Gilbert Baker, the designer of the rainbow flag, was friends with Harvey Milk, the first openly gay elected official in the history of California. Barbara Gittings was a gay activist who did her work in libraries breaking the stigma around homosexuality, working on the movement to get the American Psychiatric Association to stop labeling homosexuality as a mental illness.
And figures that are strongly suspected to be members of the LGBTQIA+ community by historians? Alexander the Great, Walt Whitman, Emily Dickinson, Mahatma Gandhi, Langston Hughes, Leonardo da Vinci…the list goes on.

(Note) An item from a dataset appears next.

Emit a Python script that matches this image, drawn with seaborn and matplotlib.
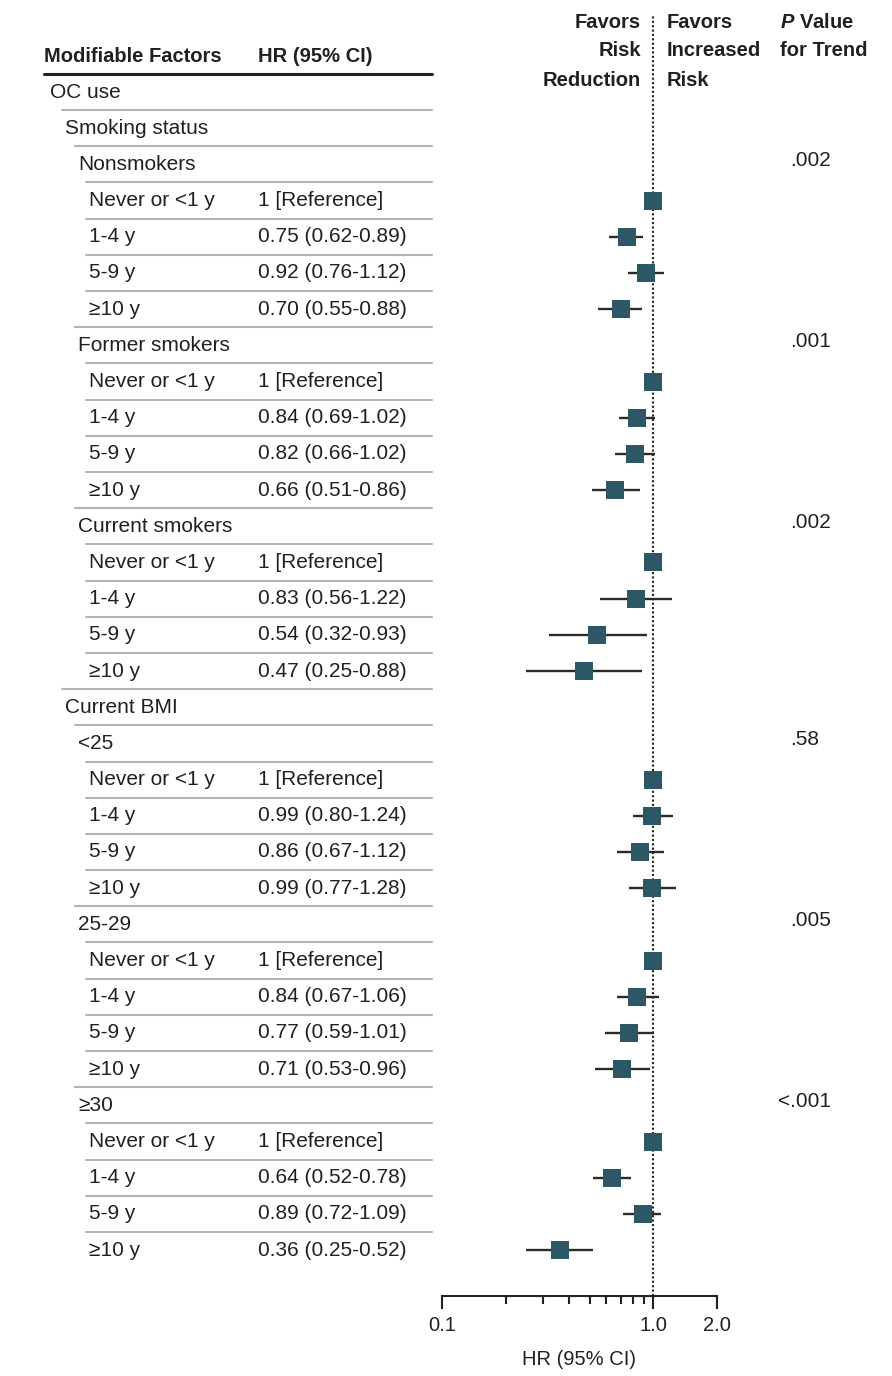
#!/usr/bin/env python3
"""Forest plot: OC use by smoking status and current BMI."""

import numpy as np
import pandas as pd
import seaborn as sns
import matplotlib.pyplot as plt
import matplotlib.transforms as mtransforms

# ---- data -----------------------------------------------------------------
row_labels = [
    "OC use", "Smoking status",
    "Nonsmokers", "Never or <1 y", "1-4 y", "5-9 y", "\u226510 y",
    "Former smokers", "Never or <1 y", "1-4 y", "5-9 y", "\u226510 y",
    "Current smokers", "Never or <1 y", "1-4 y", "5-9 y", "\u226510 y",
    "Current BMI",
    "<25", "Never or <1 y", "1-4 y", "5-9 y", "\u226510 y",
    "25-29", "Never or <1 y", "1-4 y", "5-9 y", "\u226510 y",
    "\u226530", "Never or <1 y", "1-4 y", "5-9 y", "\u226510 y",
]
row_levels = [0, 1,
              2, 3, 3, 3, 3,
              2, 3, 3, 3, 3,
              2, 3, 3, 3, 3,
              1,
              2, 3, 3, 3, 3,
              2, 3, 3, 3, 3,
              2, 3, 3, 3, 3]
nan = np.nan
hr = [nan, nan,
      nan, 1.00, 0.75, 0.92, 0.70,
      nan, 1.00, 0.84, 0.82, 0.66,
      nan, 1.00, 0.83, 0.54, 0.47,
      nan,
      nan, 1.00, 0.99, 0.86, 0.99,
      nan, 1.00, 0.84, 0.77, 0.71,
      nan, 1.00, 0.64, 0.89, 0.36]
ci_low = [nan, nan,
          nan, nan, 0.62, 0.76, 0.55,
          nan, nan, 0.69, 0.66, 0.51,
          nan, nan, 0.56, 0.32, 0.25,
          nan,
          nan, nan, 0.80, 0.67, 0.77,
          nan, nan, 0.67, 0.59, 0.53,
          nan, nan, 0.52, 0.72, 0.25]
ci_high = [nan, nan,
           nan, nan, 0.89, 1.12, 0.88,
           nan, nan, 1.02, 1.02, 0.86,
           nan, nan, 1.22, 0.93, 0.88,
           nan,
           nan, nan, 1.24, 1.12, 1.28,
           nan, nan, 1.06, 1.01, 0.96,
           nan, nan, 0.78, 1.09, 0.52]
p_trend = ["", "",
           ".002", "", "", "", "",
           ".001", "", "", "", "",
           ".002", "", "", "", "",
           "",
           ".58", "", "", "", "",
           ".005", "", "", "", "",
           "<.001", "", "", "", ""]

x_ticks = [0.1, 1.0, 2.0]
x_tick_labels = ["0.1", "1.0", "2.0"]

# ---- style ----------------------------------------------------------------
sns.set_style("white")
plt.rcParams["font.family"] = ["Liberation Sans", "DejaVu Sans"]
plt.rcParams["mathtext.fontset"] = "custom"
plt.rcParams["mathtext.it"] = "Liberation Sans:italic:bold"
plt.rcParams["mathtext.rm"] = "Liberation Sans:bold"

TXT = "#231f20"
TEAL = "#2b5864"
FS = 15
FS_HEAD = 14.5
W, H = 892, 1376
ROW0, ROWH = 92, 36.19      # pixel centre of first row and row pitch
AX_L, AX_R, AX_B = 442, 717, 1296
indent_px = [50, 65, 78, 89]
HR_X = 258
TABLE_R = 432

df = pd.DataFrame({"label": row_labels, "level": row_levels, "hr": hr,
                   "lo": ci_low, "hi": ci_high, "p": p_trend})
df["row"] = np.arange(len(df))
df["ref"] = df["hr"].notna() & df["lo"].isna()

fig = plt.figure(figsize=(W / 100, H / 100), dpi=100)
ax = fig.add_axes([AX_L / W, 1 - AX_B / H, (AX_R - AX_L) / W, AX_B / H])
ax.set_xscale("log")

# error bars then squares
ci = df.dropna(subset=["lo"])
ax.hlines(ci["row"], ci["lo"], ci["hi"], color="#2a2a2a", lw=1.7, zorder=2)
pts = df.dropna(subset=["hr"])
sns.scatterplot(data=pts, x="hr", y="row", marker="s", s=165, color=TEAL,
                linewidth=0, ax=ax, zorder=3, legend=False)

ax.axvline(1.0, ymin=0, ymax=1 - 15 / AX_B, color="#222222", ls=(0, (1, 1.1)),
           lw=1.5, zorder=1)

ax.set_xlim(0.1, 2.0)
ax.set_ylim((AX_B - ROW0) / ROWH, -ROW0 / ROWH)
ax.set_yticks([])
ax.set_ylabel("")
ax.set_xticks(x_ticks)
ax.set_xticklabels(x_tick_labels)
ax.set_xticks([0.2, 0.3, 0.4, 0.5, 0.6, 0.7, 0.8, 0.9], minor=True)
ax.xaxis.set_minor_formatter(plt.NullFormatter())
ax.tick_params(axis="x", which="major", direction="out", length=9.5,
               width=1.5, color="#222222", pad=5, labelsize=FS_HEAD,
               labelcolor=TXT, bottom=True)
ax.tick_params(axis="x", which="minor", direction="out", length=5.5,
               width=1.5, color="#222222", bottom=True)
sns.despine(ax=ax, left=True)
ax.spines["bottom"].set_linewidth(1.5)
ax.spines["bottom"].set_color("#222222")
ax.set_xlabel("HR (95% CI)", fontsize=FS_HEAD, color=TXT, labelpad=11)
ax.patch.set_alpha(0)

# ---- table text -----------------------------------------------------------
trans = mtransforms.blended_transform_factory(fig.transFigure, ax.transData)
for _, r in df.iterrows():
    x0 = indent_px[r["level"]]
    fig.text(x0 / W, r["row"], r["label"], transform=trans, fontsize=FS,
             color=TXT, va="center", ha="left")
    if r["ref"]:
        fig.text(HR_X / W, r["row"], "1 [Reference]", transform=trans,
                 fontsize=FS, color=TXT, va="center")
    elif not np.isnan(r["hr"]):
        s = f"{r['hr']:.2f} ({r['lo']:.2f}-{r['hi']:.2f})"
        fig.text(HR_X / W, r["row"], s, transform=trans, fontsize=FS,
                 color=TXT, va="center")
    if r["p"]:
        px = 790 - (12 if r["p"].startswith("<") else 0)
        fig.text(px / W, r["row"] - 0.1, r["p"], transform=trans,
                 fontsize=FS, color=TXT, va="center")
    if r["row"] > 0:
        fig.add_artist(plt.Line2D([(x0 - 3) / W, TABLE_R / W],
                                  [r["row"] - 0.5] * 2, transform=trans,
                                  color="#b4b4b4", lw=1.5))

# header rule
fig.add_artist(plt.Line2D([44 / W, TABLE_R / W], [-0.5, -0.5],
                          transform=trans, color="#222222", lw=2.2))

# column headers
def ftext(x, y, s, **kw):
    fig.text(x / W, 1 - y / H, s, fontsize=FS_HEAD, color=TXT, va="center",
             fontweight="bold", **kw)

ftext(44, 57, "Modifiable Factors")
ftext(HR_X, 57, "HR (95% CI)")
for y, a, b in zip([22, 51, 80], ["Favors", "Risk", "Reduction"],
                   ["Favors", "Increased", "Risk"]):
    ftext(641, y, a, ha="right")
    ftext(667, y, b, ha="left")
ftext(780, 22, r"$\mathit{P}$ Value")
ftext(780, 51, "for Trend")

fig.savefig("out.png", dpi=100, facecolor="white")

The existence of the LGBTQIA+ is not “inappropriate” for students to learn—in fact, it is integral to a well-rounded education and an environment that encourages self-expression and celebration of many identities. The only way we can learn where we came from, how we got here, the struggles we overcame and mistakes made in which to avoid is to learn the history.
This Pride Month, let’s remember why we must do better.
#IAmForChange because true history includes LGBTQIA+ individuals—it is a betrayal to the ideals of this country and to our commitment to younger generations to erase their stories.
In each of these individuals, students could find a role model or inspiration. We can’t afford to deprive them of the history of their community or the community of the people they care about. LGBTQIA+ people have had a tremendous impact on the world—refusing to teach about their accomplishments is a refusal to teach reality.